Prime Minister Binyamin Netanyahu welcomed Kadima into his Likud-led government at the first cabinet meeting since Kadima’s entry into the coalition.
“This is the first meeting of the broad unity government, and we have many challenges ahead of us. On behalf of all ministers, I welcome Shaul Mofaz as a government minister and welcome the Kadima MKs that have joined the coalition.” Mofaz was sworn in as deputy prime minister and minister-without-portfolio last week.
“In the talks between us, we set four main goals for the broad unity government,” he continued, “changing the Tal Law, changing the electoral system, passing the budget, and advancing the peace process.”
Netanyahu placed greatest priority on advancing a bill that will replace the expiring Tal Law, which permitted Haredi men to defer military service indefinitely. “This week, an inter-party team will be formed to present us with alternatives to the Tal Law. By the end of July, we will pass a law that will divide the burden on a more equal, more egalitarian and more just basis for all Israelis, Jewish and Arab alike, without setting public against public.”
Without going into specifics, Netanyahu also reiterated his and Mofaz’s call last week to reform the electoral system, saying that the government would “establish a team to lead the change in the electoral system.”

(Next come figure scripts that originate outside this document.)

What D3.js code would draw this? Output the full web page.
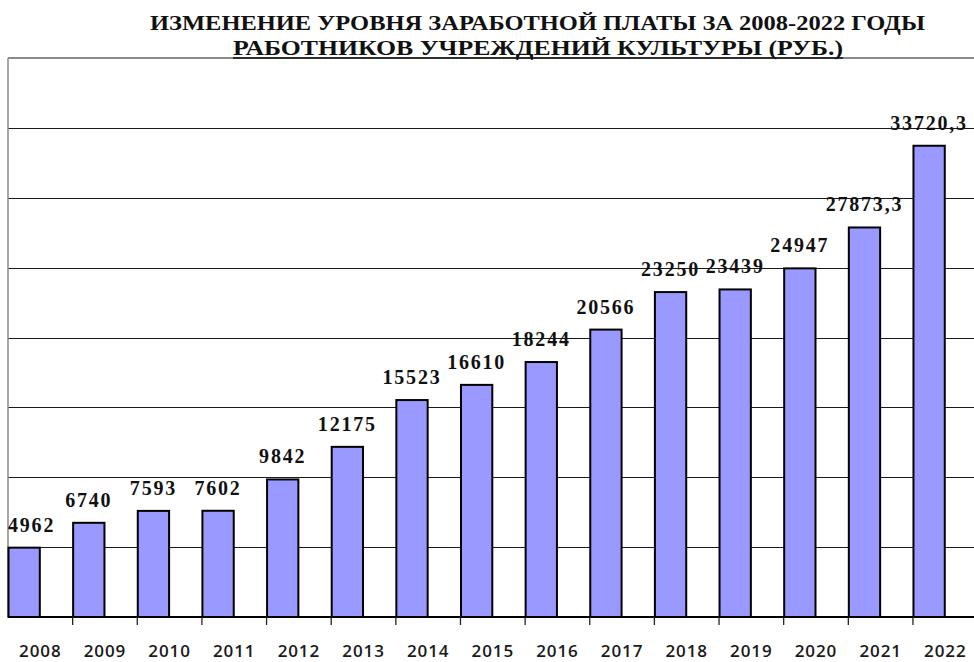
<!DOCTYPE html>
<html><head><meta charset="utf-8">
<script src="https://cdn.jsdelivr.net/npm/d3@7"></script>
<style>html,body{margin:0;padding:0;background:#fff;overflow:hidden}</style>
</head><body>
<svg id="chart" width="974" height="662"></svg>
<script>
const years = ["2008","2009","2010","2011","2012","2013","2014","2015","2016","2017","2018","2019","2020","2021","2022"];
const salaries = [4962, 6740, 7593, 7602, 9842, 12175, 15523, 16610, 18244, 20566, 23250, 23439, 24947, 27873.3, 33720.3];
const gridValues = [5000, 10000, 15000, 20000, 25000, 30000, 35000];
const titleLines = ["ИЗМЕНЕНИЕ УРОВНЯ ЗАРАБОТНОЙ ПЛАТЫ ЗА 2008-2022 ГОДЫ", "РАБОТНИКОВ УЧРЕЖДЕНИЙ КУЛЬТУРЫ (РУБ.)"];

(function () {
const svg = d3.select("#chart");
const plotL = 8, plotT = 58, plotB = 617, step = 64.64;
const x = d3.scaleBand().domain(years).range([plotL, plotL + step * years.length]).paddingInner(0).paddingOuter(0);
const y = d3.scaleLinear().domain([0, 40000]).range([plotB, plotT]);

// gridlines
svg.append("g").selectAll("line").data(gridValues).join("line")
  .attr("x1", plotL).attr("x2", 974)
  .attr("y1", d => Math.round(y(d)) + 0.5).attr("y2", d => Math.round(y(d)) + 0.5)
  .attr("stroke", "#1a1a1a").attr("stroke-width", 1.2);

// frame top & left
svg.append("line").attr("x1", plotL).attr("x2", 974).attr("y1", plotT).attr("y2", plotT)
  .attr("stroke", "#8a8a8a").attr("stroke-width", 2);
svg.append("line").attr("x1", plotL).attr("x2", plotL).attr("y1", plotT).attr("y2", plotB)
  .attr("stroke", "#8a8a8a").attr("stroke-width", 1.5);

// bars
svg.append("g").selectAll("rect").data(years).join("rect")
  .attr("x", (d) => x(d) + 0.5)
  .attr("width", x.bandwidth() * 0.5 - 1)
  .attr("y", (d, i) => y(salaries[i]))
  .attr("height", (d, i) => plotB - y(salaries[i]))
  .attr("fill", "#9999FF").attr("stroke", "#000").attr("stroke-width", 2);

// x axis baseline and ticks
svg.append("line").attr("x1", plotL).attr("x2", 974).attr("y1", plotB).attr("y2", plotB)
  .attr("stroke", "#000").attr("stroke-width", 2);
svg.append("g").selectAll("line").data(years.slice(1)).join("line")
  .attr("x1", d => x(d)).attr("x2", d => x(d))
  .attr("y1", plotB).attr("y2", plotB + 8)
  .attr("stroke", "#222").attr("stroke-width", 1.3);

// x labels
svg.append("g").selectAll("text").data(years).join("text")
  .attr("x", d => x(d) + x.bandwidth() / 2)
  .attr("y", 657)
  .attr("text-anchor", "middle")
  .attr("font-family", "'Open Sans', sans-serif")
  .attr("font-weight", 600)
  .attr("font-size", 17)
  .attr("letter-spacing", 0.9)
  .attr("fill", "#1a1a1a")
  .text(d => d);

// value labels
const fmt = v => Number.isInteger(v) ? String(v) : String(v).replace(".", ",");
const vl = svg.append("g").selectAll("text").data(years).join("text")
  .attr("y", (d, i) => y(salaries[i]) - 16)
  .attr("text-anchor", "middle")
  .attr("font-family", "'Liberation Serif', 'Times New Roman', serif")
  .attr("font-weight", "bold")
  .attr("font-size", 20)
  .attr("letter-spacing", 1.8)
  .attr("fill", "#111")
  .text((d, i) => fmt(salaries[i]));
vl.each(function(d) {
  const w = this.getComputedTextLength();
  let cx = x(d) + x.bandwidth() * 0.25;
  cx = Math.max(cx, plotL + w / 2);
  cx = Math.min(cx, 972 - w / 2);
  d3.select(this).attr("x", cx);
});

// title
svg.append("text").attr("x", 150).attr("y", 30)
  .attr("font-family", "'Liberation Serif', 'Times New Roman', serif")
  .attr("font-weight", "bold").attr("font-size", 21).attr("fill", "#111")
  .attr("textLength", 775).attr("lengthAdjust", "spacingAndGlyphs")
  .text(titleLines[0]);
svg.append("text").attr("x", 233).attr("y", 55)
  .attr("font-family", "'Liberation Serif', 'Times New Roman', serif")
  .attr("font-weight", "bold").attr("font-size", 21).attr("fill", "#111")
  .attr("textLength", 610).attr("lengthAdjust", "spacingAndGlyphs")
  .text(titleLines[1]);
svg.append("line").attr("x1", 233).attr("x2", 843).attr("y1", 58).attr("y2", 58)
  .attr("stroke", "#111").attr("stroke-width", 1.5);
})();
</script>
</body></html>
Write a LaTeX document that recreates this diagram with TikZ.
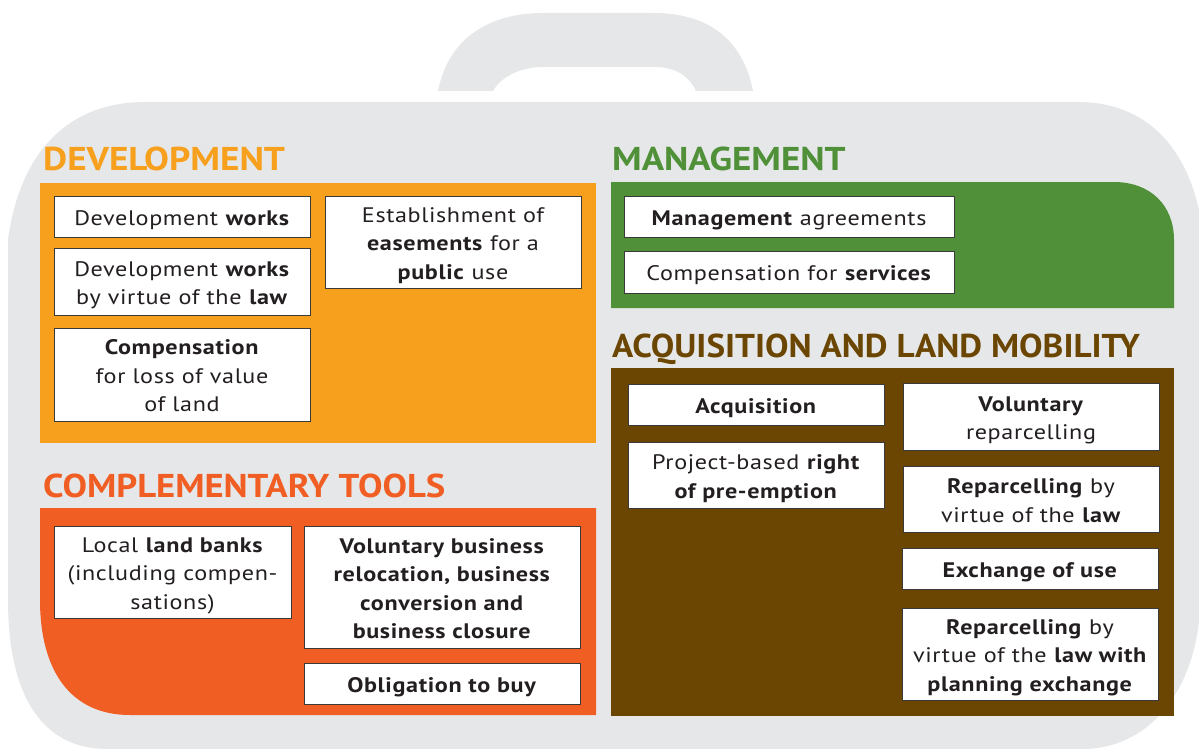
\documentclass[tikz,border=0pt]{standalone}
\usepackage{fontspec}
\usepackage{graphicx}
\setmainfont[FakeStretch=1.15, LetterSpace=3]{PT Sans}
\newfontfamily\headfont{PT Sans}
\definecolor{bodygrey}{HTML}{E6E7E8}
\definecolor{devor}{HTML}{F7A01E}
\definecolor{mangreen}{HTML}{4F9038}
\definecolor{compor}{HTML}{F15E24}
\definecolor{acqbrown}{HTML}{6B4602}
\definecolor{boxline}{HTML}{3A3A3A}
\definecolor{textc}{HTML}{231F20}
\newcommand\bt[1]{\raisebox{-3.2pt}[\height][\depth]{\begin{tabular}{@{}c@{}}#1\end{tabular}}}
\newcommand\hd[2]{\scalebox{#1}[1]{#2}}
\begin{document}
\begin{tikzpicture}[x=1pt,y=-1pt,
  box/.style={draw=boxline, fill=white, line width=0.9pt, text=textc,
    font=\fontsize{21}{28.5}\selectfont, inner sep=0pt},
  head/.style={anchor=base west, inner sep=0pt, font=\headfont\bfseries\fontsize{33}{33}\selectfont}]
\useasboundingbox (0,0) rectangle (1199,749);
\clip (0,0) rectangle (1199,749);
% handle
\fill[bodygrey] (438,91) .. controls (450,30) and (500,13) .. (543,13) -- (654,13)
  .. controls (697,13) and (741,30) .. (753,91) -- (696,91)
  .. controls (690,78) and (678,67) .. (654,67) -- (543,67)
  .. controls (519,67) and (500,78) .. (493,91) -- cycle;
% body
\fill[bodygrey] (145,102) -- (1078,102) .. controls (1140,102) and (1185,140) .. (1200,215)
  -- (1200,610) .. controls (1195,690) and (1150,749) .. (1082,749)
  -- (107,749) .. controls (45,749) and (8,700) .. (8,600)
  -- (8,240) .. controls (20,150) and (70,102) .. (145,102) -- cycle;
% panels
\fill[devor] (40,183) rectangle (596,443);
\fill[mangreen] (611,182) -- (1114,182) .. controls (1150,182) and (1174,205) .. (1174,240) -- (1174,308) -- (611,308) -- cycle;
\fill[acqbrown] (611,368) rectangle (1174,716);
\fill[compor] (40,508) -- (596,508) -- (596,715) -- (130,715) .. controls (70,715) and (40,670) .. (40,600) -- cycle;
% headings
\node[head, text=devor] (hdev) at (43,170) {\hd{1.127}{DEVELOPMENT}};
\node[head, text=mangreen] (hman) at (612,170) {\hd{1.12}{MANAGEMENT}};
\node[head, text=acqbrown] (hacq) at (612,357) {\hd{1.065}{ACQUISITION AND LAND MOBILITY}};
\node[head, text=compor] (hcomp) at (43,497) {\hd{1.11}{COMPLEMENTARY TOOLS}};
% development boxes
\node[box, minimum width=256, minimum height=41] (dw) at (182,216.5) {\bt{Development \textbf{works}}};
\node[box, minimum width=256, minimum height=67] (dwl) at (182,281.5) {\bt{Development \textbf{works}\\by virtue of the \textbf{law}}};
\node[box, minimum width=256, minimum height=93] (comp) at (182,374.5) {\bt{\textbf{Compensation}\\for loss of value\\of land}};
\node[box, minimum width=256, minimum height=92] (ease) at (453,242) {\bt{Establishment of\\\textbf{easements} for a\\\textbf{public} use}};
% management boxes
\node[box, minimum width=330, minimum height=41] (ma) at (789,216.5) {\bt{\textbf{Management} agreements}};
\node[box, minimum width=330, minimum height=42] (cs) at (789,272) {\bt{Compensation for \textbf{services}}};
% acquisition boxes
\node[box, minimum width=256, minimum height=41] (acq) at (756,404.5) {\bt{\textbf{Acquisition}}};
\node[box, minimum width=256, minimum height=66] (pre) at (756,475) {\bt{Project-based \textbf{right}\\\textbf{of pre-emption}}};
\node[box, minimum width=256, minimum height=67] (vr) at (1031,416.5) {\bt{\textbf{Voluntary}\\reparcelling}};
\node[box, minimum width=256, minimum height=66] (rl) at (1031,499) {\bt{\textbf{Reparcelling} by\\virtue of the \textbf{law}}};
\node[box, minimum width=256, minimum height=41] (eu) at (1030,568.5) {\bt{\textbf{Exchange of use}}};
\node[box, minimum width=256, minimum height=92] (rlp) at (1030,654) {\bt{\textbf{Reparcelling} by\\virtue of the \textbf{law with}\\\textbf{planning exchange}}};
% complementary boxes
\node[box, minimum width=237, minimum height=92] (lb) at (172.5,572) {\bt{Local \textbf{land banks}\\(including compen-\\sations)}};
\node[box, minimum width=276, minimum height=122] (vb) at (442,587) {\bt{\textbf{Voluntary business}\\\textbf{relocation, business}\\\textbf{conversion and}\\\textbf{business closure}}};
\node[box, minimum width=276, minimum height=41] (ob) at (442,683.5) {\bt{\textbf{Obligation to buy}}};
\end{tikzpicture}
\end{document}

One topic that Netanyahu did not address in his statement but is certain to test the strength and durability of the new coalition is the Ulpana outpost crisis. In light of the High Court’s ruling last Monday that Ulpana must be evacuated and destroyed by July 1, there is talk that the government will propose a bill that would circumvent the High Court’s ruling by legalizing Ulpana.
Minister of National Infrastructure Uzi Landau stated that proceeding with the scheduled evacuation and demolition would be “immoral, unjust and inhumane.”